In questa vita così difficile, perché non ammettere il diritto come relazione e non solo come comando? Proprio a pag. 120 del saggio in questione nell’edizione milanese, Cotta ritrovava nel diritto sia quello che Kant aveva definito come imperativo, ma anche un carattere spirituale e naturale dell’essere umano, quasi un connotato distintivo di stampo aristotelico. E quindi l’apparente obbligatorietà diventa un requisito dell’esistenza umana e dunque una vera giustificazione della legalità. Prova ne è per Cotta che ogni codice conferisce alla consuetudine la qualifica di fonte del diritto interno e perfino nel diritto internazionale, dove la fonte pattizia e quella contrattuale e processuale a quella cede il passo fino a offuscare la forza della legge generale, astratta e scritta, magnificata dal formalismo positivista di Kelsen. Cosicché il nostro autore si spinge a privilegiare nel nostro tempo la regola aurea di Giustiniano, Nemo iudex in causa propria fiat (nessuno deve essere giudice della propria causa). In altre parole, un diritto naturale vigente, che sostituirebbe più efficacemente la formale “Grundnorm” tipica del pensiero positivista, ma di fatto ermeticamente chiusa in se stessa, figlia del materialismo socialista e soggetta a cambiamenti continui e alle voglie dell’Io. Vale a dire un soggettivismo etico, una metafisica della soggettività, che riduce il diritto a strumento di rottura della convivenza planetaria.

La pretesa di porre la legge ad esclusiva tutela dell’Io e a proclamarne le costituzioni come puro baluardo delle libertà personali senza dare al diritto la potestà di garantire l’altro sempre più debole, creerebbe una falsa relazione di effettiva parità, cosa che gli appariva disumana e fenomenologicamente contraria ai principi di solidarietà fra i popoli e le persone che avrebbe dovuto invece regolare. Per esemplificare: se uccidere un innocente e se si condanna una persona senza difesa e senza liberare un accusato al di là di ogni ragionevole dubbio; se ci appare illecito stabilire una pena senza previamente disporre una legge; come mai allora nelle relazioni fra stati ciò avviene sempre, alterando la relazione fra aggrediti e aggressori punita fin dalle origini del consorzio umano? Perché commisurare la legittimità di un conflitto internazionale alla mera coscienza individuale, che si autoconfigura libera solo perché una legge la giustifica? E poi perché pensare che sia ammissibile un atto aggressivo fra nazioni, solo perché si pensa che sia la forza a regolarne i rapporti?

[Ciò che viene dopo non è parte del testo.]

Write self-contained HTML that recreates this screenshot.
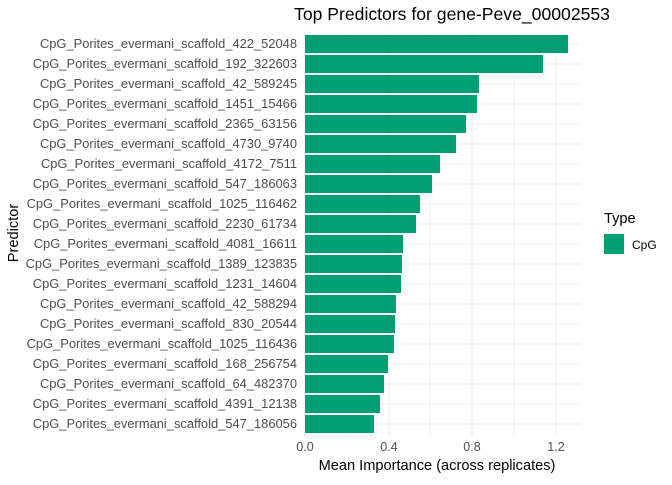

È questo il limite ideologico di Carl Schmitt che viene colto da Cotta in chiara contraddizione.

La libera autodeterminazione dei popoli va dunque salvaguardata perché l’aggressione non si può mai giustificare. Il messaggio di Cotta dovrebbe oggi far raddrizzare le orecchie a tanti giuristi corifei del potere che oggi sono drammaticamente silenti di fronte ad uno Stato invasore e che cercano di giustificarne l’azione, appellandosi maliziosamente allo spirito pacifista. Grazie al pensiero di Sergio Cotta, l’Umanesimo cristiano merita di diventare veramente la stella polare della nostra straziante esistenza in questo tempo di guerra.